Go through the data and copy every line exactly, but not the images.

** BEGIN **

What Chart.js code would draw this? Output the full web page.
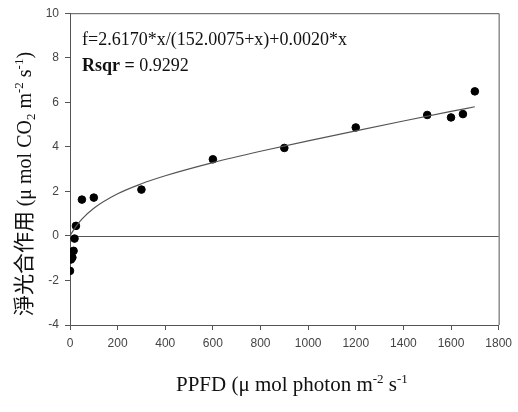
<!DOCTYPE html>
<html>
<head>
<meta charset="utf-8">
<script src="https://cdn.jsdelivr.net/npm/chart.js@4.4.1/dist/chart.umd.min.js"></script>
<style>
  html, body { margin: 0; padding: 0; background: #fff; }
  #wrap { width: 518px; height: 412px; }
</style>
</head>
<body>
<div id="wrap"><canvas id="c" width="518" height="412"></canvas></div>
<script>
// measured points (PPFD vs net photosynthesis)
const ppfd = [0, 4, 10, 15, 19, 25, 50, 100, 300, 600, 900, 1200, 1500, 1600, 1650, 1700];
const netPhoto = [-1.57, -1.06, -0.97, -0.67, -0.12, 0.45, 1.63, 1.72, 2.08, 3.44, 3.95, 4.87, 5.43, 5.32, 5.47, 6.49];

// fitted curve
const fitX = [0, 10, 25, 50, 100, 200, 300, 400, 600, 800, 1000, 1200, 1400, 1600, 1700];
const fitY = [0, 0.18, 0.42, 0.75, 1.24, 1.89, 2.34, 2.70, 3.29, 3.80, 4.27, 4.72, 5.16, 5.59, 5.80];

const xTicks = [0, 200, 400, 600, 800, 1000, 1200, 1400, 1600, 1800];
const yTicks = [-4, -2, 0, 2, 4, 6, 8, 10];

const formulaText = 'f=2.6170*x/(152.0075+x)+0.0020*x';
const rsqrLabel = 'Rsqr =';
const rsqrValue = ' 0.9292';

const serif = '"Liberation Serif", "Times New Roman", serif';
const sans = '"Liberation Sans", Arial, sans-serif';
const axisColor = '#555';

// draw a run of text pieces, some raised or lowered, starting at x
function drawPieces(ctx, pieces, x, y) {
    pieces.forEach(p => {
        ctx.font = p.font;
        ctx.fillText(p.t, x, y + (p.dy || 0));
        x += ctx.measureText(p.t).width;
    });
}
function piecesWidth(ctx, pieces) {
    let w = 0;
    pieces.forEach(p => { ctx.font = p.font; w += ctx.measureText(p.t).width; });
    return w;
}

const decorPlugin = {
    id: 'decor',
    beforeDatasetsDraw(chart) {
        const ctx = chart.ctx;
        const a = chart.chartArea;
        const y0 = chart.scales.y.getPixelForValue(0);
        ctx.save();
        ctx.strokeStyle = axisColor;
        ctx.lineWidth = 1;
        // top and right frame
        ctx.beginPath();
        ctx.moveTo(a.left, a.top + 0.5);
        ctx.lineTo(a.right + 0.5, a.top + 0.5);
        ctx.lineTo(a.right + 0.5, a.bottom);
        ctx.stroke();
        // zero line
        ctx.beginPath();
        ctx.moveTo(a.left, Math.round(y0) + 0.5);
        ctx.lineTo(a.right, Math.round(y0) + 0.5);
        ctx.stroke();
        ctx.restore();
    },
    afterDraw(chart) {
        const ctx = chart.ctx;
        ctx.save();
        ctx.fillStyle = '#111';
        ctx.textBaseline = 'alphabetic';
        ctx.textAlign = 'left';

        // formula and r squared
        ctx.font = '18px ' + serif;
        ctx.fillText(formulaText, 82, 45);
        ctx.font = 'bold 18px ' + serif;
        ctx.fillText(rsqrLabel, 82, 71);
        const w = ctx.measureText(rsqrLabel).width;
        ctx.font = '18px ' + serif;
        ctx.fillText(rsqrValue, 82 + w, 71);

        // x axis title
        const big = '21px ' + serif, small = '13px ' + serif;
        const xTitle = [
            { t: 'PPFD (\u03bc mol photon m', font: big },
            { t: '-2', font: small, dy: -8 },
            { t: ' s', font: big },
            { t: '-1', font: small, dy: -8 }
        ];
        drawPieces(ctx, xTitle, 176, 391);

        // y axis title, rotated
        const cjk = '21px "Noto Sans CJK TC", "Noto Sans CJK SC", sans-serif';
        const yb = '20px ' + serif, ys = '13px ' + serif;
        const yTitle = [
            { t: '\u6de8\u5149\u5408\u4f5c\u7528 ', font: cjk },
            { t: '(\u03bc mol CO', font: yb },
            { t: '2', font: ys, dy: 4 },
            { t: ' m', font: yb },
            { t: '-2', font: ys, dy: -8 },
            { t: ' s', font: yb },
            { t: '-1', font: ys, dy: -8 },
            { t: ')', font: yb }
        ];
        const tw = piecesWidth(ctx, yTitle);
        ctx.translate(31, 184);
        ctx.rotate(-Math.PI / 2);
        drawPieces(ctx, yTitle, -tw / 2, 0);
        ctx.restore();
    }
};

const ctx = document.getElementById('c').getContext('2d');
new Chart(ctx, {
    type: 'scatter',
    data: {
        datasets: [
            {
                type: 'line',
                label: 'fit',
                data: fitX.map((x, i) => ({ x: x, y: fitY[i] })),
                borderColor: '#555',
                borderWidth: 1.2,
                pointRadius: 0,
                cubicInterpolationMode: 'monotone',
                fill: false
            },
            {
                label: 'measured',
                data: ppfd.map((x, i) => ({ x: x, y: netPhoto[i] })),
                backgroundColor: '#000',
                borderColor: '#000',
                pointRadius: 3.8,
                pointHoverRadius: 3.8
            }
        ]
    },
    options: {
        responsive: false,
        animation: false,
        layout: { padding: { left: 0, top: 12, right: 11, bottom: 0 } },
        plugins: {
            legend: { display: false },
            tooltip: { enabled: false }
        },
        scales: {
            x: {
                type: 'linear',
                min: 0,
                max: 1800,
                afterBuildTicks: s => { s.ticks = xTicks.map(v => ({ value: v })); },
                afterFit: s => { s.height = 87; },
                grid: { drawOnChartArea: false, tickLength: 5, tickColor: axisColor, tickWidth: 1 },
                border: { color: axisColor, width: 1 },
                ticks: {
                    color: '#444',
                    font: { family: sans, size: 12 },
                    padding: 6,
                    maxRotation: 0,
                    autoSkip: false,
                    callback: v => String(v)
                }
            },
            y: {
                type: 'linear',
                min: -4,
                max: 10,
                afterBuildTicks: s => { s.ticks = yTicks.map(v => ({ value: v })); },
                afterFit: s => { s.width = 70; },
                grid: { drawOnChartArea: false, tickLength: 5, tickColor: axisColor, tickWidth: 1 },
                border: { color: axisColor, width: 1 },
                ticks: {
                    color: '#444',
                    font: { family: sans, size: 12 },
                    padding: 6,
                    autoSkip: false,
                    callback: v => String(v)
                }
            }
        }
    },
    plugins: [decorPlugin]
});
</script>
</body>
</html>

** END **

» RESPONSE TO THE TASK:
What Chart.js code would draw this? Output the full web page.
<!DOCTYPE html>
<html>
<head>
<meta charset="utf-8">
<script src="https://cdn.jsdelivr.net/npm/chart.js@4.4.1/dist/chart.umd.min.js"></script>
<style>
  html, body { margin: 0; padding: 0; background: #fff; }
  #wrap { width: 518px; height: 412px; }
</style>
</head>
<body>
<div id="wrap"><canvas id="c" width="518" height="412"></canvas></div>
<script>
// measured points (PPFD vs net photosynthesis)
const ppfd = [0, 4, 10, 15, 19, 25, 50, 100, 300, 600, 900, 1200, 1500, 1600, 1650, 1700];
const netPhoto = [-1.57, -1.06, -0.97, -0.67, -0.12, 0.45, 1.63, 1.72, 2.08, 3.44, 3.95, 4.87, 5.43, 5.32, 5.47, 6.49];

// fitted curve
const fitX = [0, 10, 25, 50, 100, 200, 300, 400, 600, 800, 1000, 1200, 1400, 1600, 1700];
const fitY = [0, 0.18, 0.42, 0.75, 1.24, 1.89, 2.34, 2.70, 3.29, 3.80, 4.27, 4.72, 5.16, 5.59, 5.80];

const xTicks = [0, 200, 400, 600, 800, 1000, 1200, 1400, 1600, 1800];
const yTicks = [-4, -2, 0, 2, 4, 6, 8, 10];

const formulaText = 'f=2.6170*x/(152.0075+x)+0.0020*x';
const rsqrLabel = 'Rsqr =';
const rsqrValue = ' 0.9292';

const serif = '"Liberation Serif", "Times New Roman", serif';
const sans = '"Liberation Sans", Arial, sans-serif';
const axisColor = '#555';

// draw a run of text pieces, some raised or lowered, starting at x
function drawPieces(ctx, pieces, x, y) {
    pieces.forEach(p => {
        ctx.font = p.font;
        ctx.fillText(p.t, x, y + (p.dy || 0));
        x += ctx.measureText(p.t).width;
    });
}
function piecesWidth(ctx, pieces) {
    let w = 0;
    pieces.forEach(p => { ctx.font = p.font; w += ctx.measureText(p.t).width; });
    return w;
}

const decorPlugin = {
    id: 'decor',
    beforeDatasetsDraw(chart) {
        const ctx = chart.ctx;
        const a = chart.chartArea;
        const y0 = chart.scales.y.getPixelForValue(0);
        ctx.save();
        ctx.strokeStyle = axisColor;
        ctx.lineWidth = 1;
        // top and right frame
        ctx.beginPath();
        ctx.moveTo(a.left, a.top + 0.5);
        ctx.lineTo(a.right + 0.5, a.top + 0.5);
        ctx.lineTo(a.right + 0.5, a.bottom);
        ctx.stroke();
        // zero line
        ctx.beginPath();
        ctx.moveTo(a.left, Math.round(y0) + 0.5);
        ctx.lineTo(a.right, Math.round(y0) + 0.5);
        ctx.stroke();
        ctx.restore();
    },
    afterDraw(chart) {
        const ctx = chart.ctx;
        ctx.save();
        ctx.fillStyle = '#111';
        ctx.textBaseline = 'alphabetic';
        ctx.textAlign = 'left';

        // formula and r squared
        ctx.font = '18px ' + serif;
        ctx.fillText(formulaText, 82, 45);
        ctx.font = 'bold 18px ' + serif;
        ctx.fillText(rsqrLabel, 82, 71);
        const w = ctx.measureText(rsqrLabel).width;
        ctx.font = '18px ' + serif;
        ctx.fillText(rsqrValue, 82 + w, 71);

        // x axis title
        const big = '21px ' + serif, small = '13px ' + serif;
        const xTitle = [
            { t: 'PPFD (\u03bc mol photon m', font: big },
            { t: '-2', font: small, dy: -8 },
            { t: ' s', font: big },
            { t: '-1', font: small, dy: -8 }
        ];
        drawPieces(ctx, xTitle, 176, 391);

        // y axis title, rotated
        const cjk = '21px "Noto Sans CJK TC", "Noto Sans CJK SC", sans-serif';
        const yb = '20px ' + serif, ys = '13px ' + serif;
        const yTitle = [
            { t: '\u6de8\u5149\u5408\u4f5c\u7528 ', font: cjk },
            { t: '(\u03bc mol CO', font: yb },
            { t: '2', font: ys, dy: 4 },
            { t: ' m', font: yb },
            { t: '-2', font: ys, dy: -8 },
            { t: ' s', font: yb },
            { t: '-1', font: ys, dy: -8 },
            { t: ')', font: yb }
        ];
        const tw = piecesWidth(ctx, yTitle);
        ctx.translate(31, 184);
        ctx.rotate(-Math.PI / 2);
        drawPieces(ctx, yTitle, -tw / 2, 0);
        ctx.restore();
    }
};

const ctx = document.getElementById('c').getContext('2d');
new Chart(ctx, {
    type: 'scatter',
    data: {
        datasets: [
            {
                type: 'line',
                label: 'fit',
                data: fitX.map((x, i) => ({ x: x, y: fitY[i] })),
                borderColor: '#555',
                borderWidth: 1.2,
                pointRadius: 0,
                cubicInterpolationMode: 'monotone',
                fill: false
            },
            {
                label: 'measured',
                data: ppfd.map((x, i) => ({ x: x, y: netPhoto[i] })),
                backgroundColor: '#000',
                borderColor: '#000',
                pointRadius: 3.8,
                pointHoverRadius: 3.8
            }
        ]
    },
    options: {
        responsive: false,
        animation: false,
        layout: { padding: { left: 0, top: 12, right: 11, bottom: 0 } },
        plugins: {
            legend: { display: false },
            tooltip: { enabled: false }
        },
        scales: {
            x: {
                type: 'linear',
                min: 0,
                max: 1800,
                afterBuildTicks: s => { s.ticks = xTicks.map(v => ({ value: v })); },
                afterFit: s => { s.height = 87; },
                grid: { drawOnChartArea: false, tickLength: 5, tickColor: axisColor, tickWidth: 1 },
                border: { color: axisColor, width: 1 },
                ticks: {
                    color: '#444',
                    font: { family: sans, size: 12 },
                    padding: 6,
                    maxRotation: 0,
                    autoSkip: false,
                    callback: v => String(v)
                }
            },
            y: {
                type: 'linear',
                min: -4,
                max: 10,
                afterBuildTicks: s => { s.ticks = yTicks.map(v => ({ value: v })); },
                afterFit: s => { s.width = 70; },
                grid: { drawOnChartArea: false, tickLength: 5, tickColor: axisColor, tickWidth: 1 },
                border: { color: axisColor, width: 1 },
                ticks: {
                    color: '#444',
                    font: { family: sans, size: 12 },
                    padding: 6,
                    autoSkip: false,
                    callback: v => String(v)
                }
            }
        }
    },
    plugins: [decorPlugin]
});
</script>
</body>
</html>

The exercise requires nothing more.